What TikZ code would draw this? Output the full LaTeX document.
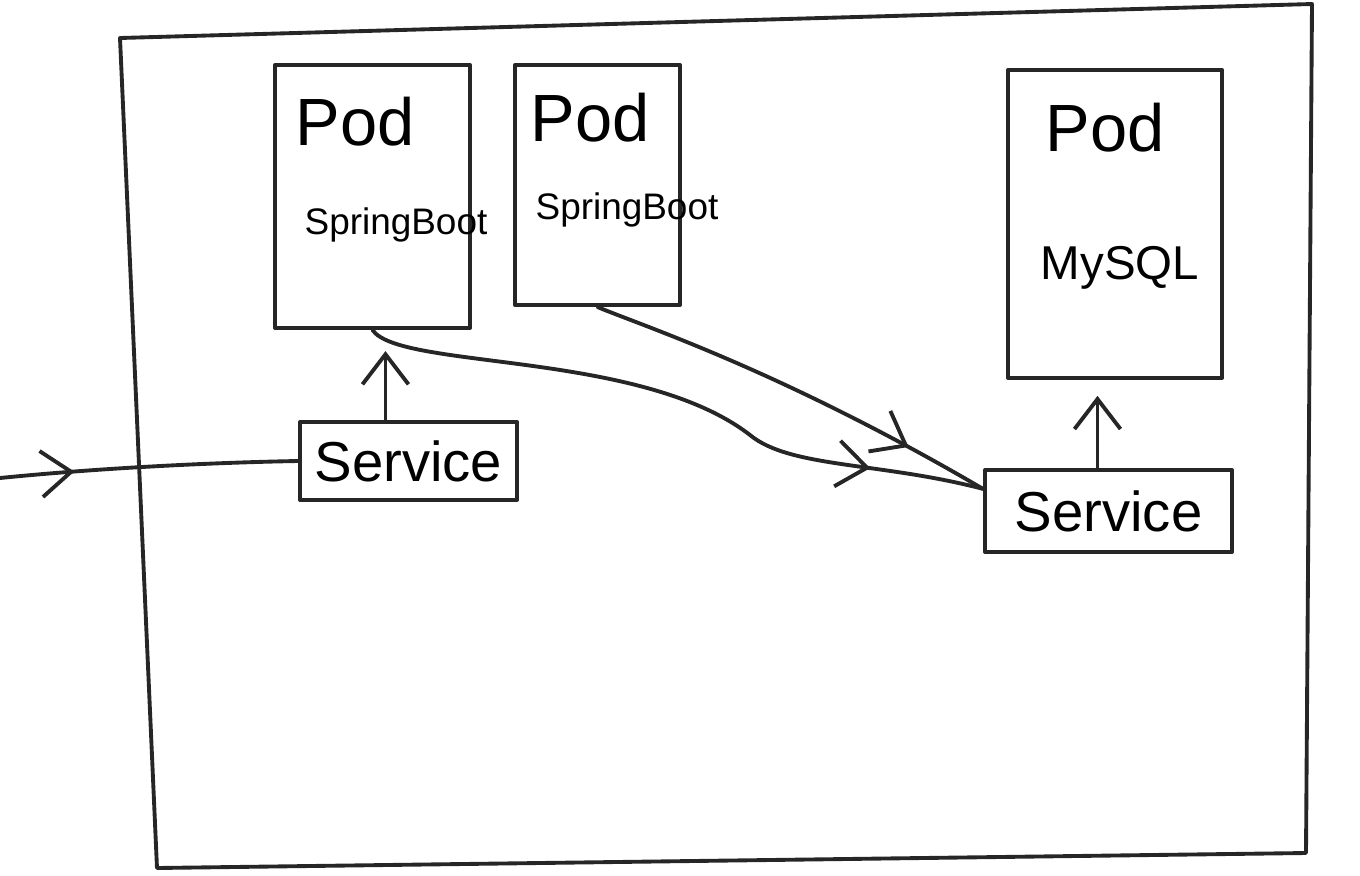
\documentclass[tikz,border=0pt]{standalone}
\usepackage{fontspec}
\setmainfont{Liberation Sans}
\usetikzlibrary{arrows.meta,decorations.markings}
\begin{document}
\begin{tikzpicture}[x=0.01cm,y=-0.01cm,
  stroke/.style={line width=1.1pt,draw=black!85,line cap=round,line join=round},
  box/.style={stroke,rectangle,inner sep=0pt},
  podtext/.style={font=\fontsize{19}{21}\selectfont},
  apptext/.style={font=\fontsize{10.5}{12}\selectfont},
  svctext/.style={font=\fontsize{16}{18}\selectfont},
  barb/.style={-{Straight Barb[length=3mm,width=4.6mm,line width=1.1pt]}},
  midbarb/.style={decoration={markings,mark=at position #1 with {\arrow{Straight Barb[length=3mm,width=4.6mm,line width=1.1pt]}}},postaction={decorate}}
]
\useasboundingbox (0,0) rectangle (1360,875);
% outer frame
\draw[stroke] (120,38) -- (1312,4) -- (1306,853) -- (157,868) -- cycle;
% pods
\node[box,minimum width=1.95cm,minimum height=2.63cm] (pod1) at (372.5,196.5) {};
\node[box,minimum width=1.65cm,minimum height=2.4cm] (pod2) at (597.5,185) {};
\node[box,minimum width=2.14cm,minimum height=3.08cm] (pod3) at (1115,224) {};
\node[podtext] (p1t) at (355,122) {Pod};
\node[apptext] (a1t) at (396,225) {SpringBoot};
\node[podtext] (p2t) at (590,118) {Pod};
\node[apptext] (a2t) at (627,210) {SpringBoot};
\node[podtext] (p3t) at (1105,128) {Pod};
\node[font=\fontsize{13.5}{16}\selectfont] (a3t) at (1120,268) {MySQL};
% services
\node[box,svctext,minimum width=2.17cm,minimum height=0.78cm] (s1) at (408.5,461) {Service};
\node[box,svctext,minimum width=2.47cm,minimum height=0.82cm] (s2) at (1108.5,511) {Service};
% connectors
\coordinate (in) at (0,478);
\draw[stroke,midbarb=0.25] (in) .. controls (120,466) and (240,462) .. (s1.west);
\draw[stroke,barb,shorten >=6pt] ([xshift=-0.23cm]s1.north) -- ([xshift=-0.23cm]s1.north |- pod1.south);
\draw[stroke,barb,shorten >=4.5pt] ([xshift=-0.11cm]s2.north) -- ([xshift=-0.11cm]s2.north |- pod3.south);
\draw[stroke,midbarb=0.82] (pod1.south) .. controls (400,370) and (640,350) .. (750,435)
   .. controls (790,468) and (880,462) .. (s2.170);
\draw[stroke,midbarb=0.8] (pod2.south) .. controls (640,325) and (780,370) .. (s2.170);
\end{tikzpicture}
\end{document}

(GIVEN PROBLEM)
Using the material above, copy every line in which the string "draw" occurs.

(SOLUTION BELOW)
What TikZ code would draw this? Output the full LaTeX document.
  stroke/.style={line width=1.1pt,draw=black!85,line cap=round,line join=round},
\draw[stroke] (120,38) -- (1312,4) -- (1306,853) -- (157,868) -- cycle;
\draw[stroke,midbarb=0.25] (in) .. controls (120,466) and (240,462) .. (s1.west);
\draw[stroke,barb,shorten >=6pt] ([xshift=-0.23cm]s1.north) -- ([xshift=-0.23cm]s1.north |- pod1.south);
\draw[stroke,barb,shorten >=4.5pt] ([xshift=-0.11cm]s2.north) -- ([xshift=-0.11cm]s2.north |- pod3.south);
\draw[stroke,midbarb=0.82] (pod1.south) .. controls (400,370) and (640,350) .. (750,435)
\draw[stroke,midbarb=0.8] (pod2.south) .. controls (640,325) and (780,370) .. (s2.170);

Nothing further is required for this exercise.